I was advised by officials of the British High Commission and other aid officials to pay a courtesy call on Sheikh Mujib. My meeting was organised by Tajuddin Ahmad, who I had met in Calcutta in 1971 when he was Prime Minister of the Mujibnagar Government. My meeting with Sheikh Mujib is one I will never forget. I told him that I wanted his advice about what a small organisation like OXFAM might be able to do to assist in the rehabilitation and development of Bangladesh. Sheikh Mujib took his pipe out of his mouth and pointed the stem of the pipe at me. "How did you come here, young man?" he asked in a booming voice. I told him that I had driven over land from Calcutta. "In that case", he told me, "You have seen more of my country than I have, as I was a prisoner for over 9 months, so please tell me what do you think my country needs. What did you see?"

I told Sheikh Mujib that I had seen many villages that had been burnt down, many bridges and culverts blown up and many ferries and launches, large and small, sunk in the rivers. I told Sheikh Mujib that, on behalf of OXFAM, I had already ordered, in India, £250,000 worth of CI sheets for a big house rebuilding programme and these would arrive by early March. I added that I thought that bridge building and replacement and repairs of ferries were more suited to bilateral and multilateral aid. "No", Sheikh Mujib said very strongly, "Ferries are and will be the lifelines for my people. Please discuss with officials of the Bangladesh Inland Waterways Authority and see what OXFAM can do."

Before I left him, Sheikh Mujib asked me about my experiences working with the people of Bangladesh in the refugee camps. As I spoke, emotion got the better of me and tears welled up in my eyes. Sheikh Mujib put his arm around me to comfort me and said, "Go young man, be strong, and thank you for coming to see me and for helping Bangladesh."

As a result of the meeting with Sheikh Mujib, OXFAM was able to procure 3 truck-carrying ferries and to assist the repair of many others. I remember that the Bangladesh Inland Waterways Authority wanted, understandably, to name the ferries after Liberation War martyrs but after the experience of getting to know the flora and fauna of Bangladesh and how they are part of the country's poetry and music, we requested that the vessels be named after flowers. And so, Kamini, Kosturi and Korobi, were so named and they continue to ply across the Padma River at Mawa to this day, over 45 years later.

During my short visit to Bangladesh 45 years ago, it was obvious that the two greatest needs were food and the restoration of the transport system with which to move the food around the country.
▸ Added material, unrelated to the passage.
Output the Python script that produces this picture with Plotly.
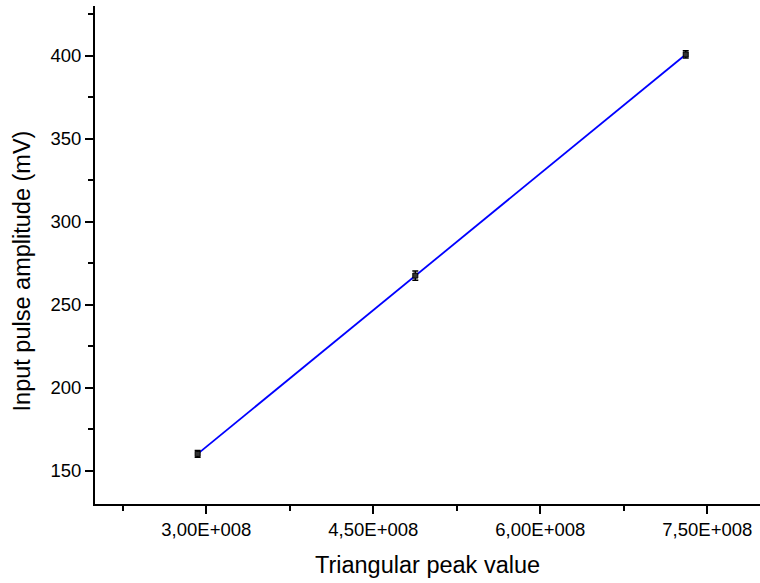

OXFAM's Overseas Aid Director at that time, Ken Bennett, wrote in a report, a short while after my January 1972 visit, "I doubt if it would be an exaggeration to say that on the extent to which a solution to the problem of food imports and the restoration of communications can be quickly found may well depend the future of Bangladesh as a State." It is to Bangladesh's enormous credit that it has survived and prospered and is now self sufficient in the production of basic food grains which can be moved about the country most efficiently.

In 1975, still with OXFAM, I was based in New Delhi and on Aug 15, together with my family, I was watching India's Independence Day celebrations on the television when the programme was interrupted with the news of the assassination of Sheikh Mujib and his family members. I remember being numbed by shock and burying my head in my hands and weeping loudly. Now, 42 years later, I still get very emotional when I remember that day in 1975.